**Written task**
From the first line of the data below, repeat each line exactly until you reach the line with "17.9, 15.7, 25.1];"; include that line too.

-- Start Supplied information --

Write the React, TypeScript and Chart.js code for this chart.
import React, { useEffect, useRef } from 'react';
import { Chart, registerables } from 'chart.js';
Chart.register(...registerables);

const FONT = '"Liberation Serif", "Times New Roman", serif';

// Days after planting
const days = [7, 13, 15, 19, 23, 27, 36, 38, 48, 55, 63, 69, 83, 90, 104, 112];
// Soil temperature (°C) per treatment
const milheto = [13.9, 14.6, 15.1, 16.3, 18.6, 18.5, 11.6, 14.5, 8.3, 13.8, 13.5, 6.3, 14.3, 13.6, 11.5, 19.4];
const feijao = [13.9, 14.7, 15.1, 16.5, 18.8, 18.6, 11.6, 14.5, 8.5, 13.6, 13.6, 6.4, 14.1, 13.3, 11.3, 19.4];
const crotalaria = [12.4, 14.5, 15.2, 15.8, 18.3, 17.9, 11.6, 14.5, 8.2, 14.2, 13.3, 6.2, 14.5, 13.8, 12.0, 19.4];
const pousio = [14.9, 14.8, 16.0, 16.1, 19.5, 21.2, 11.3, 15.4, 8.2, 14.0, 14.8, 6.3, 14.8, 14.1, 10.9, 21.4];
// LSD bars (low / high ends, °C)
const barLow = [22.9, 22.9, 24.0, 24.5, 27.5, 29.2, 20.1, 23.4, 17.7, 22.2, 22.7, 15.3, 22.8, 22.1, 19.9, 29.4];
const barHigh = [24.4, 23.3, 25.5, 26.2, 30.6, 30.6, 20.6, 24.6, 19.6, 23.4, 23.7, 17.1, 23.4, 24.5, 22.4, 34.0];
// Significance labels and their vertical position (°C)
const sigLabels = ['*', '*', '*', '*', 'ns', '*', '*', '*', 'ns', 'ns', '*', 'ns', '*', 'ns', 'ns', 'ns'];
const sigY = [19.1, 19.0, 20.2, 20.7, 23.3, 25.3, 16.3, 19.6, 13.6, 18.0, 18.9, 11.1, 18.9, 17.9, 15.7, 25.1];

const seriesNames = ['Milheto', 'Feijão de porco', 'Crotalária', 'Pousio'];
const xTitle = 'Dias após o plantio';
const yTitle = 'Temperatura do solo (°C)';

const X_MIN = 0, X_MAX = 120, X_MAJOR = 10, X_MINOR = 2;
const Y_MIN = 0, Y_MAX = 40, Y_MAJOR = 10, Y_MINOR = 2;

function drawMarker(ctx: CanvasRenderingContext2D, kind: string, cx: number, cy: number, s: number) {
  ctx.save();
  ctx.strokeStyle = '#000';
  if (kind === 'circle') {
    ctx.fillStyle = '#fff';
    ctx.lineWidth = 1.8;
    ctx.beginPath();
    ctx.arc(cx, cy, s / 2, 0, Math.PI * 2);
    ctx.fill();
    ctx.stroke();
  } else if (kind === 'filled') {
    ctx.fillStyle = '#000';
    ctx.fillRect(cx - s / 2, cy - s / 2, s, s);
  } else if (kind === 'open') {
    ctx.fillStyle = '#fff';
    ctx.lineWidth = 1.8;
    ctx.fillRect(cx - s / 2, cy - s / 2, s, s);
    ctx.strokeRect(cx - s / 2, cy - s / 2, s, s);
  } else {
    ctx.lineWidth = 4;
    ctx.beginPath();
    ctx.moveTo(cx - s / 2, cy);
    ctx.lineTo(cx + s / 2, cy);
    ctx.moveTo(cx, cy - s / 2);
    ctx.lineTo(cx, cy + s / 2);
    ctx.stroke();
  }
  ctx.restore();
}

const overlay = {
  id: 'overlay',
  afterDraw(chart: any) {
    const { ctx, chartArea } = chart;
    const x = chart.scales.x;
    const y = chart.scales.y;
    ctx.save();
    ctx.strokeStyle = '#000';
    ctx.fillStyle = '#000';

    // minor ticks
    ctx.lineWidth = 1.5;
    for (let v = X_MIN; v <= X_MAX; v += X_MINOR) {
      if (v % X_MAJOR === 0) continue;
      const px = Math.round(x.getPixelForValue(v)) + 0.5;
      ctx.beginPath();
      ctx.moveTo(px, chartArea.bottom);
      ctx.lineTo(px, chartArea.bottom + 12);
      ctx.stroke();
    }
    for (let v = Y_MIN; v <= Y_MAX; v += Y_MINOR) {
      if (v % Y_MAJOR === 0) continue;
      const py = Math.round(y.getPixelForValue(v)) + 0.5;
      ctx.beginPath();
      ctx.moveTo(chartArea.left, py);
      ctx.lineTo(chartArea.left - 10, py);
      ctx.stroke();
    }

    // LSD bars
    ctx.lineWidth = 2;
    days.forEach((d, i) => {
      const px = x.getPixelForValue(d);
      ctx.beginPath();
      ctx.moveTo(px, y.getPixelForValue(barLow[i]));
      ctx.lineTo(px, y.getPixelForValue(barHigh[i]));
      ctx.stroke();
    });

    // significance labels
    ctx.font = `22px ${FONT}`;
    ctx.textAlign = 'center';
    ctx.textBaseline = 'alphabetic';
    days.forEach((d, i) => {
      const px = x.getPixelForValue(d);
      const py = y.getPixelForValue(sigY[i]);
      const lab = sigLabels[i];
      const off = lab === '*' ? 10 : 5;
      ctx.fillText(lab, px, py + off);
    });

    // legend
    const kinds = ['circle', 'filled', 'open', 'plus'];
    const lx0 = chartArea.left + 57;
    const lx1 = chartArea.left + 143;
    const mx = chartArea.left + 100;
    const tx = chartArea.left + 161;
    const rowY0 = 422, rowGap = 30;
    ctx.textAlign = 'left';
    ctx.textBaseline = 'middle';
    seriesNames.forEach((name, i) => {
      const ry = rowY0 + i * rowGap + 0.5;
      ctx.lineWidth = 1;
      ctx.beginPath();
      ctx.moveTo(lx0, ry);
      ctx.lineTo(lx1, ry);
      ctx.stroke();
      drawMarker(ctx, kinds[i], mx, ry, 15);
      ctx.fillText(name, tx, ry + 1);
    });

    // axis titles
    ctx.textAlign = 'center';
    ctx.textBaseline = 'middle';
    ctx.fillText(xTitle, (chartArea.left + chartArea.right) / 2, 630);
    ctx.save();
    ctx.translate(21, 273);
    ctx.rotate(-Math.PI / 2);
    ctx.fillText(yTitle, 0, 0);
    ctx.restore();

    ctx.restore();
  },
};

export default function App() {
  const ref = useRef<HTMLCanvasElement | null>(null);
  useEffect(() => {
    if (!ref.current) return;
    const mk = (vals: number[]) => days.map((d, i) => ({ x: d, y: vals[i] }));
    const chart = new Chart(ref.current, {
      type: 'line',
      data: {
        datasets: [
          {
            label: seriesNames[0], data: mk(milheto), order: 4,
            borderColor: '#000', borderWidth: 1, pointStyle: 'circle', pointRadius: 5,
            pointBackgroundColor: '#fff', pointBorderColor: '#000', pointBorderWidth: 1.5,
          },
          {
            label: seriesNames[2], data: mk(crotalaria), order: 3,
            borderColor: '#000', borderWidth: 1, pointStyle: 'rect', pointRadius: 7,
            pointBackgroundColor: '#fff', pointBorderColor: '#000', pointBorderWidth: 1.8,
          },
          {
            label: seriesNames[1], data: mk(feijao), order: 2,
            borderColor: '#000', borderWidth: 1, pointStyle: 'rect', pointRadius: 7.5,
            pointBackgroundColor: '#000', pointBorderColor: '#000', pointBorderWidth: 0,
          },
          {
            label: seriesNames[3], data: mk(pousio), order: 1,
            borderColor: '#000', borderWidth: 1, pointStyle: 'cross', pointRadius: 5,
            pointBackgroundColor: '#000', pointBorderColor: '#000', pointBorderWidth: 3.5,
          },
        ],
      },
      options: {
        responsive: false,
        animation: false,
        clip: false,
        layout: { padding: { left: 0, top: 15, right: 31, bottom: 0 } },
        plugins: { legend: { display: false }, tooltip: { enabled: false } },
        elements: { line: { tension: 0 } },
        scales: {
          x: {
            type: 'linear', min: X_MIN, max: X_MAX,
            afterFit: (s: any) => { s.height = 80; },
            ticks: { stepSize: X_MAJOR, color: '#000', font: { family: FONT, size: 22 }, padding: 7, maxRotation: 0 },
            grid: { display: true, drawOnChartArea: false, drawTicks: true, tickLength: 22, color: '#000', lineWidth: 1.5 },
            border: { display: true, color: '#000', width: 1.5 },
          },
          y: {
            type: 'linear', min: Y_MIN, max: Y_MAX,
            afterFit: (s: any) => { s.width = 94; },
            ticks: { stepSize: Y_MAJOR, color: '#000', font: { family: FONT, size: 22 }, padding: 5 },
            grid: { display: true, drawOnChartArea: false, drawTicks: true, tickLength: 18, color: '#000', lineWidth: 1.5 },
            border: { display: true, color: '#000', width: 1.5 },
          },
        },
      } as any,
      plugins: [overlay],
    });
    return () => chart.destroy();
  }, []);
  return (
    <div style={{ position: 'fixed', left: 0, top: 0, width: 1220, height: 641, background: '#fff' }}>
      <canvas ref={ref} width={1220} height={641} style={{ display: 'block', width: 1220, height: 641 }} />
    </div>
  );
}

-- End Supplied information --

**Problem solution**
Write the React, TypeScript and Chart.js code for this chart.
import React, { useEffect, useRef } from 'react';
import { Chart, registerables } from 'chart.js';
Chart.register(...registerables);

const FONT = '"Liberation Serif", "Times New Roman", serif';

// Days after planting
const days = [7, 13, 15, 19, 23, 27, 36, 38, 48, 55, 63, 69, 83, 90, 104, 112];
// Soil temperature (°C) per treatment
const milheto = [13.9, 14.6, 15.1, 16.3, 18.6, 18.5, 11.6, 14.5, 8.3, 13.8, 13.5, 6.3, 14.3, 13.6, 11.5, 19.4];
const feijao = [13.9, 14.7, 15.1, 16.5, 18.8, 18.6, 11.6, 14.5, 8.5, 13.6, 13.6, 6.4, 14.1, 13.3, 11.3, 19.4];
const crotalaria = [12.4, 14.5, 15.2, 15.8, 18.3, 17.9, 11.6, 14.5, 8.2, 14.2, 13.3, 6.2, 14.5, 13.8, 12.0, 19.4];
const pousio = [14.9, 14.8, 16.0, 16.1, 19.5, 21.2, 11.3, 15.4, 8.2, 14.0, 14.8, 6.3, 14.8, 14.1, 10.9, 21.4];
// LSD bars (low / high ends, °C)
const barLow = [22.9, 22.9, 24.0, 24.5, 27.5, 29.2, 20.1, 23.4, 17.7, 22.2, 22.7, 15.3, 22.8, 22.1, 19.9, 29.4];
const barHigh = [24.4, 23.3, 25.5, 26.2, 30.6, 30.6, 20.6, 24.6, 19.6, 23.4, 23.7, 17.1, 23.4, 24.5, 22.4, 34.0];
// Significance labels and their vertical position (°C)
const sigLabels = ['*', '*', '*', '*', 'ns', '*', '*', '*', 'ns', 'ns', '*', 'ns', '*', 'ns', 'ns', 'ns'];
const sigY = [19.1, 19.0, 20.2, 20.7, 23.3, 25.3, 16.3, 19.6, 13.6, 18.0, 18.9, 11.1, 18.9, 17.9, 15.7, 25.1];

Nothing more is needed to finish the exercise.